(What you are asked to do) Restate the listing below word for word, omitting any images.

------------------------

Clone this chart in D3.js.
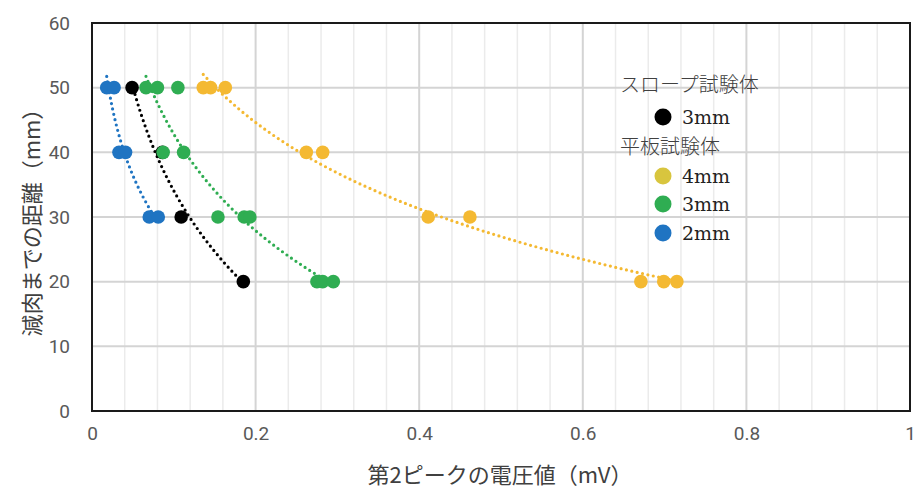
<!DOCTYPE html>
<html>
<head>
<meta charset="utf-8">
<script src="https://cdn.jsdelivr.net/npm/d3@7/dist/d3.min.js"></script>
<style>
  html, body { margin: 0; padding: 0; background: #fff; }
  svg { display: block; }
</style>
</head>
<body>
<svg id="chart" width="915" height="490"></svg>
<script>
// Second-peak voltage (mV) vs. distance to wall thinning (mm)
const xTicks = [0, 0.2, 0.4, 0.6, 0.8, 1];
const yTicks = [0, 10, 20, 30, 40, 50, 60];

// Slope specimen, 3 mm
const slope3X = [0.049, 0.086, 0.109, 0.185];
const slope3Y = [50, 40, 30, 20];

// Flat-plate specimens
const plate4X = [0.136, 0.145, 0.163, 0.262, 0.282, 0.411, 0.462, 0.671, 0.699, 0.715];
const plate4Y = [50, 50, 50, 40, 40, 30, 30, 20, 20, 20];

const plate3X = [0.066, 0.080, 0.105, 0.087, 0.112, 0.154, 0.186, 0.193, 0.275, 0.282, 0.295];
const plate3Y = [50, 50, 50, 40, 40, 30, 30, 30, 20, 20, 20];

const plate2X = [0.018, 0.027, 0.033, 0.041, 0.070, 0.081];
const plate2Y = [50, 50, 40, 40, 30, 30];

const series = [
  { name: "3mm", xs: slope3X, ys: slope3Y, color: "#000000", legend: "#000000" },
  { name: "4mm", xs: plate4X, ys: plate4Y, color: "#f4b932", legend: "#d8c53e" },
  { name: "3mm", xs: plate3X, ys: plate3Y, color: "#2fad52", legend: "#2fad52" },
  { name: "2mm", xs: plate2X, ys: plate2Y, color: "#1f74c2", legend: "#1f74c2" }
];

const svg = d3.select("#chart");
const plotL = 92, plotR = 910, plotT = 23, plotB = 411;

const x = d3.scaleLinear().domain([0, 1]).range([plotL, plotR]);
const y = d3.scaleLinear().domain([0, 60]).range([plotB, plotT]);

// Grid: minor verticals every 0.04, majors every 0.2, horizontals every 10
const minorX = d3.range(1, 25).map(i => i * 0.04).filter(v => Math.abs(v / 0.2 - Math.round(v / 0.2)) > 1e-6);
svg.append("g").selectAll("line").data(minorX).join("line")
  .attr("x1", d => x(d)).attr("x2", d => x(d))
  .attr("y1", plotT).attr("y2", plotB)
  .attr("stroke", "#ebebeb").attr("stroke-width", 1.5);

svg.append("g").selectAll("line").data(xTicks.slice(1, -1)).join("line")
  .attr("x1", d => x(d)).attr("x2", d => x(d))
  .attr("y1", plotT).attr("y2", plotB)
  .attr("stroke", "#d4d4d4").attr("stroke-width", 2);

svg.append("g").selectAll("line").data(yTicks.slice(1, -1)).join("line")
  .attr("x1", plotL).attr("x2", plotR)
  .attr("y1", d => y(d)).attr("y2", d => y(d))
  .attr("stroke", "#d4d4d4").attr("stroke-width", 2);

// Axes (tick labels only)
const xAxis = svg.append("g").attr("transform", `translate(0,${plotB})`)
  .call(d3.axisBottom(x).tickValues(xTicks).tickSize(0).tickPadding(16).tickFormat(d => d === 0 || d === 1 ? d3.format("d")(d) : d3.format(".1f")(d)));
xAxis.select(".domain").remove();
xAxis.selectAll("text").attr("font-family", "Roboto, 'Noto Sans', sans-serif").attr("font-size", 19).attr("fill", "#595959");

const yAxis = svg.append("g").attr("transform", `translate(${plotL},0)`)
  .call(d3.axisLeft(y).tickValues(yTicks).tickSize(0).tickPadding(22).tickFormat(d3.format("d")));
yAxis.select(".domain").remove();
yAxis.selectAll("text").attr("font-family", "Roboto, 'Noto Sans', sans-serif").attr("font-size", 19).attr("fill", "#595959");

// Logarithmic trend lines (least squares on ln x), spanning each series' x range
function logFit(xs, ys) {
  const lx = xs.map(Math.log);
  const mx = d3.mean(lx), my = d3.mean(ys);
  const sxy = d3.sum(lx, (v, i) => (v - mx) * (ys[i] - my));
  const sxx = d3.sum(lx, v => (v - mx) * (v - mx));
  const b = sxy / sxx, a = my - b * mx;
  return v => a + b * Math.log(v);
}

const line = d3.line().x(d => x(d[0])).y(d => y(d[1])).curve(d3.curveLinear);
series.forEach(s => {
  const f = logFit(s.xs, s.ys);
  const [x0, x1] = d3.extent(s.xs);
  const pts = d3.range(0, 81).map(i => { const v = x0 + (x1 - x0) * i / 80; return [v, f(v)]; });
  svg.append("path").datum(pts)
    .attr("d", line)
    .attr("fill", "none")
    .attr("stroke", s.color)
    .attr("stroke-width", 3.2)
    .attr("stroke-linecap", "round")
    .attr("stroke-dasharray", "0 5.5");
});

// Markers
series.forEach(s => {
  svg.append("g").selectAll("circle").data(s.xs.map((v, i) => [v, s.ys[i]])).join("circle")
    .attr("cx", d => x(d[0])).attr("cy", d => y(d[1]))
    .attr("r", 6.8).attr("fill", s.color);
});

// Plot frame
svg.append("rect")
  .attr("x", plotL).attr("y", plotT)
  .attr("width", plotR - plotL).attr("height", plotB - plotT)
  .attr("fill", "none").attr("stroke", "#1a1a1a").attr("stroke-width", 2);

// Legend
const lg = svg.append("g");
const headFont = "'Noto Sans CJK JP', sans-serif";
const itemFont = "'DejaVu Serif', serif";
lg.append("text").attr("x", 620).attr("y", 92).text("スロープ試験体")
  .attr("font-family", headFont).attr("font-size", 20).attr("font-weight", 300).attr("fill", "#404040");
lg.append("text").attr("x", 620).attr("y", 154).text("平板試験体")
  .attr("font-family", headFont).attr("font-size", 20).attr("font-weight", 300).attr("fill", "#404040");

const legendRows = [
  { s: series[0], cy: 117 },
  { s: series[1], cy: 176 },
  { s: series[2], cy: 204 },
  { s: series[3], cy: 233 }
];
legendRows.forEach(r => {
  lg.append("circle").attr("cx", 663).attr("cy", r.cy).attr("r", 8.5).attr("fill", r.s.legend);
  lg.append("text").attr("x", 682).attr("y", r.cy + 7).text(r.s.name)
    .attr("font-family", itemFont).attr("font-size", 19).attr("fill", "#222");
});

// Axis titles
svg.append("text")
  .attr("transform", "translate(40,217) rotate(-90)")
  .attr("text-anchor", "middle")
  .attr("font-family", headFont).attr("font-size", 22).attr("fill", "#404040")
  .text("減肉までの距離（mm）");

svg.append("text")
  .attr("x", 500).attr("y", 483)
  .attr("text-anchor", "middle")
  .attr("font-family", headFont).attr("font-size", 22).attr("fill", "#404040")
  .text("第2ピークの電圧値（mV）");
</script>
</body>
</html>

------------------------

(The output)
Clone this chart in D3.js.
<!DOCTYPE html>
<html>
<head>
<meta charset="utf-8">
<script src="https://cdn.jsdelivr.net/npm/d3@7/dist/d3.min.js"></script>
<style>
  html, body { margin: 0; padding: 0; background: #fff; }
  svg { display: block; }
</style>
</head>
<body>
<svg id="chart" width="915" height="490"></svg>
<script>
// Second-peak voltage (mV) vs. distance to wall thinning (mm)
const xTicks = [0, 0.2, 0.4, 0.6, 0.8, 1];
const yTicks = [0, 10, 20, 30, 40, 50, 60];

// Slope specimen, 3 mm
const slope3X = [0.049, 0.086, 0.109, 0.185];
const slope3Y = [50, 40, 30, 20];

// Flat-plate specimens
const plate4X = [0.136, 0.145, 0.163, 0.262, 0.282, 0.411, 0.462, 0.671, 0.699, 0.715];
const plate4Y = [50, 50, 50, 40, 40, 30, 30, 20, 20, 20];

const plate3X = [0.066, 0.080, 0.105, 0.087, 0.112, 0.154, 0.186, 0.193, 0.275, 0.282, 0.295];
const plate3Y = [50, 50, 50, 40, 40, 30, 30, 30, 20, 20, 20];

const plate2X = [0.018, 0.027, 0.033, 0.041, 0.070, 0.081];
const plate2Y = [50, 50, 40, 40, 30, 30];

const series = [
  { name: "3mm", xs: slope3X, ys: slope3Y, color: "#000000", legend: "#000000" },
  { name: "4mm", xs: plate4X, ys: plate4Y, color: "#f4b932", legend: "#d8c53e" },
  { name: "3mm", xs: plate3X, ys: plate3Y, color: "#2fad52", legend: "#2fad52" },
  { name: "2mm", xs: plate2X, ys: plate2Y, color: "#1f74c2", legend: "#1f74c2" }
];

const svg = d3.select("#chart");
const plotL = 92, plotR = 910, plotT = 23, plotB = 411;

const x = d3.scaleLinear().domain([0, 1]).range([plotL, plotR]);
const y = d3.scaleLinear().domain([0, 60]).range([plotB, plotT]);

// Grid: minor verticals every 0.04, majors every 0.2, horizontals every 10
const minorX = d3.range(1, 25).map(i => i * 0.04).filter(v => Math.abs(v / 0.2 - Math.round(v / 0.2)) > 1e-6);
svg.append("g").selectAll("line").data(minorX).join("line")
  .attr("x1", d => x(d)).attr("x2", d => x(d))
  .attr("y1", plotT).attr("y2", plotB)
  .attr("stroke", "#ebebeb").attr("stroke-width", 1.5);

svg.append("g").selectAll("line").data(xTicks.slice(1, -1)).join("line")
  .attr("x1", d => x(d)).attr("x2", d => x(d))
  .attr("y1", plotT).attr("y2", plotB)
  .attr("stroke", "#d4d4d4").attr("stroke-width", 2);

svg.append("g").selectAll("line").data(yTicks.slice(1, -1)).join("line")
  .attr("x1", plotL).attr("x2", plotR)
  .attr("y1", d => y(d)).attr("y2", d => y(d))
  .attr("stroke", "#d4d4d4").attr("stroke-width", 2);

// Axes (tick labels only)
const xAxis = svg.append("g").attr("transform", `translate(0,${plotB})`)
  .call(d3.axisBottom(x).tickValues(xTicks).tickSize(0).tickPadding(16).tickFormat(d => d === 0 || d === 1 ? d3.format("d")(d) : d3.format(".1f")(d)));
xAxis.select(".domain").remove();
xAxis.selectAll("text").attr("font-family", "Roboto, 'Noto Sans', sans-serif").attr("font-size", 19).attr("fill", "#595959");

const yAxis = svg.append("g").attr("transform", `translate(${plotL},0)`)
  .call(d3.axisLeft(y).tickValues(yTicks).tickSize(0).tickPadding(22).tickFormat(d3.format("d")));
yAxis.select(".domain").remove();
yAxis.selectAll("text").attr("font-family", "Roboto, 'Noto Sans', sans-serif").attr("font-size", 19).attr("fill", "#595959");

// Logarithmic trend lines (least squares on ln x), spanning each series' x range
function logFit(xs, ys) {
  const lx = xs.map(Math.log);
  const mx = d3.mean(lx), my = d3.mean(ys);
  const sxy = d3.sum(lx, (v, i) => (v - mx) * (ys[i] - my));
  const sxx = d3.sum(lx, v => (v - mx) * (v - mx));
  const b = sxy / sxx, a = my - b * mx;
  return v => a + b * Math.log(v);
}

const line = d3.line().x(d => x(d[0])).y(d => y(d[1])).curve(d3.curveLinear);
series.forEach(s => {
  const f = logFit(s.xs, s.ys);
  const [x0, x1] = d3.extent(s.xs);
  const pts = d3.range(0, 81).map(i => { const v = x0 + (x1 - x0) * i / 80; return [v, f(v)]; });
  svg.append("path").datum(pts)
    .attr("d", line)
    .attr("fill", "none")
    .attr("stroke", s.color)
    .attr("stroke-width", 3.2)
    .attr("stroke-linecap", "round")
    .attr("stroke-dasharray", "0 5.5");
});

// Markers
series.forEach(s => {
  svg.append("g").selectAll("circle").data(s.xs.map((v, i) => [v, s.ys[i]])).join("circle")
    .attr("cx", d => x(d[0])).attr("cy", d => y(d[1]))
    .attr("r", 6.8).attr("fill", s.color);
});

// Plot frame
svg.append("rect")
  .attr("x", plotL).attr("y", plotT)
  .attr("width", plotR - plotL).attr("height", plotB - plotT)
  .attr("fill", "none").attr("stroke", "#1a1a1a").attr("stroke-width", 2);

// Legend
const lg = svg.append("g");
const headFont = "'Noto Sans CJK JP', sans-serif";
const itemFont = "'DejaVu Serif', serif";
lg.append("text").attr("x", 620).attr("y", 92).text("スロープ試験体")
  .attr("font-family", headFont).attr("font-size", 20).attr("font-weight", 300).attr("fill", "#404040");
lg.append("text").attr("x", 620).attr("y", 154).text("平板試験体")
  .attr("font-family", headFont).attr("font-size", 20).attr("font-weight", 300).attr("fill", "#404040");

const legendRows = [
  { s: series[0], cy: 117 },
  { s: series[1], cy: 176 },
  { s: series[2], cy: 204 },
  { s: series[3], cy: 233 }
];
legendRows.forEach(r => {
  lg.append("circle").attr("cx", 663).attr("cy", r.cy).attr("r", 8.5).attr("fill", r.s.legend);
  lg.append("text").attr("x", 682).attr("y", r.cy + 7).text(r.s.name)
    .attr("font-family", itemFont).attr("font-size", 19).attr("fill", "#222");
});

// Axis titles
svg.append("text")
  .attr("transform", "translate(40,217) rotate(-90)")
  .attr("text-anchor", "middle")
  .attr("font-family", headFont).attr("font-size", 22).attr("fill", "#404040")
  .text("減肉までの距離（mm）");

svg.append("text")
  .attr("x", 500).attr("y", 483)
  .attr("text-anchor", "middle")
  .attr("font-family", headFont).attr("font-size", 22).attr("fill", "#404040")
  .text("第2ピークの電圧値（mV）");
</script>
</body>
</html>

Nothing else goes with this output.